Friday, July 27, 2012
Confessions of a Bible Thumper by Michael Camp was both a fun, quick, enjoyable read and a difficult, personal history resurrecting, thought provoking book. It is part memoir of how Camp got into and out of conservative American Evangelicalism with his Christianity intact, and part deconstructive analysis of the cultural and social opinions that are considered de rigueur for the true believer. The early part of the book is more memoir and is much more loosely constructed, more like reading a blog than a book--even the editing is sloppier--but as the book continues, the structure tightens up considerably, the vocabulary improves and the editing is much cleaner. It felt as if the book had been designed from a series of shorter, more intellectual, well-researched articles or lectures and strung together with folksy jaunts down memory lane, then tied up in neat chapters with contrived conversations with conveniently progressive and liberal Christian friends in the brew-pub.
That was the down-side of the this book. Once I got over my snobbish dislike of what I consider the over-used device of the fake conversation in self-help (especially Christian self-help) books, I actually really enjoyed this book. Michael Camp's journey through Christianity mirrors mine at so many points that I almost could have been reading my own story. The easiest to read and certainly the most fun blast-to-my-past was the container story set in the microbrewery in Silverdale, Washington. My family and I used to live in Silverdale, walking distance from the Silver City Brewery in which the aforementioned conversational tidbits occur. I've even raised a glass and downed a burger there when it was still just a burger joint. We had a lot of laughs together, snuggled on the couch and peering at Google Earth in the laptop, "omigosh, remember that green belt we used to look out at from our deck? It's a grocery store now!" and "holy cow, look at what went in there!" and, "hey, right there, that's the apartment you were born in, there's a hospital just up the street now."
And then the memories of trying to find a church home in Silverdale when we moved there as a newly married Navy couple. Camp's descriptions of the churches in the area make it sound as though not much has changed in the decade-and-a-half since we were church-shopping. We finally gave up in frustration. If only we'd stayed in the brew-pub a few years longer and Michael Camp had arrived a few years sooner, we might still be willing to consider ourselves Christians--though certainly Christians as on the fringe as Camp and his brew pals.
As the memoir dug a little deeper into Camp's history, I thought of my own days as the preacher's kid, the one trying so hard to live just right as a witness to my public high school classmates. I went to more than one of those big sell-out-to-Jesus conferences--none so large as Explo '72 that Camp attended in Texas but Love Europe '89 was only a slightly smaller European version followed by two weeks of street evangelism at sites across Germany. I'm sure I was that girl who curled my lip and tossed my hair in disdain at people who smoked cigarettes, drank beer and had the temerity to think themselves truly saved!
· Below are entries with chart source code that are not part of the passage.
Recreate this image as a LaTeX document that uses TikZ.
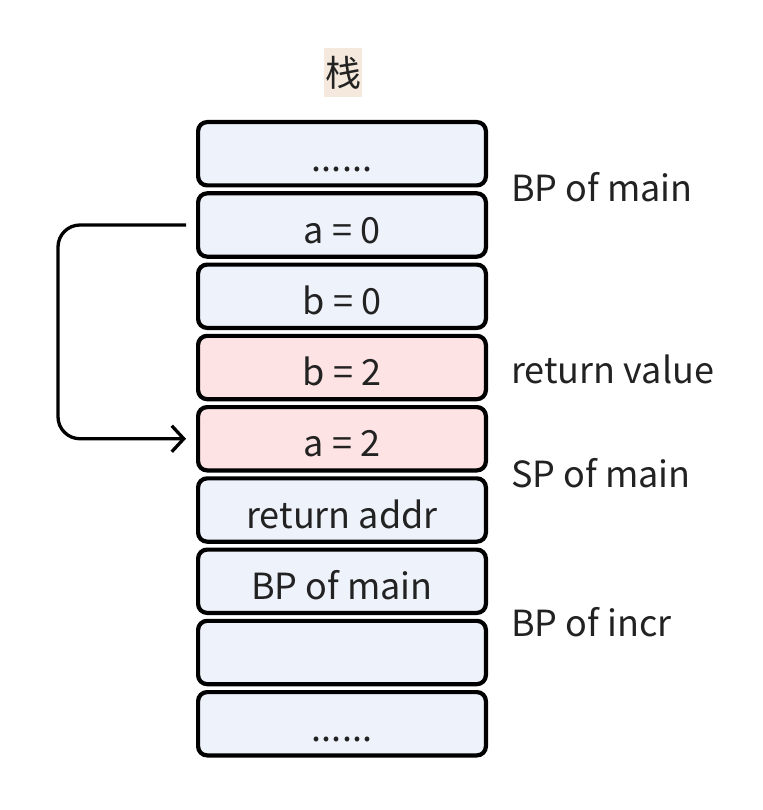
\documentclass[tikz,border=0pt]{standalone}
\usepackage{fontspec}
\setmainfont{Noto Sans CJK SC}
\usetikzlibrary{arrows.meta,calc}
\definecolor{cellblue}{HTML}{EEF2FA}
\definecolor{cellred}{HTML}{FDE3E3}
\definecolor{titlebg}{HTML}{F5E8DC}
\definecolor{ink}{HTML}{222222}
\begin{document}
\begin{tikzpicture}[x=1pt,y=-1pt,
  txt/.style={text=ink, font=\fontsize{36}{43}\selectfont},
  cell/.style={draw=black, line width=4.2pt, rounded corners=9pt,
    minimum width=287.8pt, minimum height=63.3pt, inner sep=0pt,
    fill=cellblue, txt, text height=36pt, text depth=0pt},
  hot/.style={cell, fill=cellred},
  side/.style={txt, anchor=base west, inner sep=0pt},
  flow/.style={draw=black, line width=3.3pt, rounded corners=22pt,
    -{Straight Barb[length=12pt,width=26pt]}}
]
\useasboundingbox (0,0) rectangle (762,810);

% title
\node[txt, fill=titlebg, minimum width=38pt, minimum height=49pt, inner sep=0pt]
  (title) at (343,72.5) {栈};

% stack cells, top to bottom
\node[cell] (c0) at (342,153.75) {......};
\node[cell] (c1) at (342,225.00) {a = 0};
\node[cell] (c2) at (342,296.25) {b = 0};
\node[hot]  (c3) at (342,367.50) {b = 2};
\node[hot]  (c4) at (342,438.75) {a = 2};
\node[cell] (c5) at (342,510.00) {return addr};
\node[cell] (c6) at (342,581.25) {BP of main};
\node[cell] (c7) at (342,652.50) {};
\node[cell] (c8) at (342,723.75) {......};

% register labels on the right
\node[side] (l0) at (511,202) {BP of main};
\node[side] (l1) at (511,383) {return value};
\node[side] (l2) at (511,487) {SP of main};
\node[side] (l3) at (511,636) {BP of incr};

% copy of the arguments
\coordinate (s) at ($(c1.west)+(-10,0)$);
\coordinate (e) at ($(c4.west)+(-10,0)$);
\draw[flow] (s) -- ++(-128,0) |- (e);
\end{tikzpicture}
\end{document}
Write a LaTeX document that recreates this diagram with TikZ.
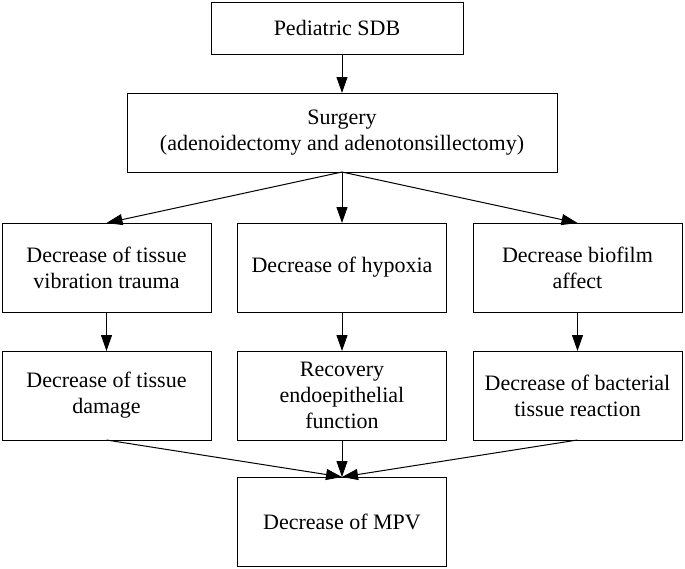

Although even then, and for some years before that, the issues that Camp raises--inclusion, inerrancy, legalism, abortion, apocalypticism, evolution, sexuality, and universalism--had been nagging doubts lurking in my head. Granted, my bigger questions as a teenaged girl and young woman in the Church were gender roles, feminism, authoritarian power structures, and exactly why couldn't I offer a prayer in our Spirit-led service but my brother could? It was hard to read through this book and see my old confused but prejudiced self, arrogantly certain of all the answers even as I secretly doubted even the most basic of the taught truths.
Perhaps if I had read this book back in the Eighties, I might have realized decades sooner that there are many more legitimate expressions of authentic Christianity than my fundamentalist Evangelical upbringing allowed. I might have never felt that I had to leave Christianity altogether in order to find God. Then again, perhaps not.
I would hope that a copy of this book finds its way into every church library, trendy-named evangelism-themed coffee shop, and onto the bookshelves of every small group leader, Sunday School teacher, and spiritual director. Because every Christian who longs for their fidelity to the Way of Jesus to have meaning beyond the social networking possibilities will one day, sooner rather than later, confront every single one of these questions. Camp provides a template for how to go about thinking through the questions, directions for where to get more information and better research than can be provided in this book, and hope that love can be the gold standard of Christian living rather than rules, dogma, and cultural knee-jerk lockstep.
See also, the book's website, Michael Camp's blog, and a video promo of the book. Also available as a Kindle edition.
I was compensated in advance for this review with a pdf copy of this book regardless of my published opinions of it.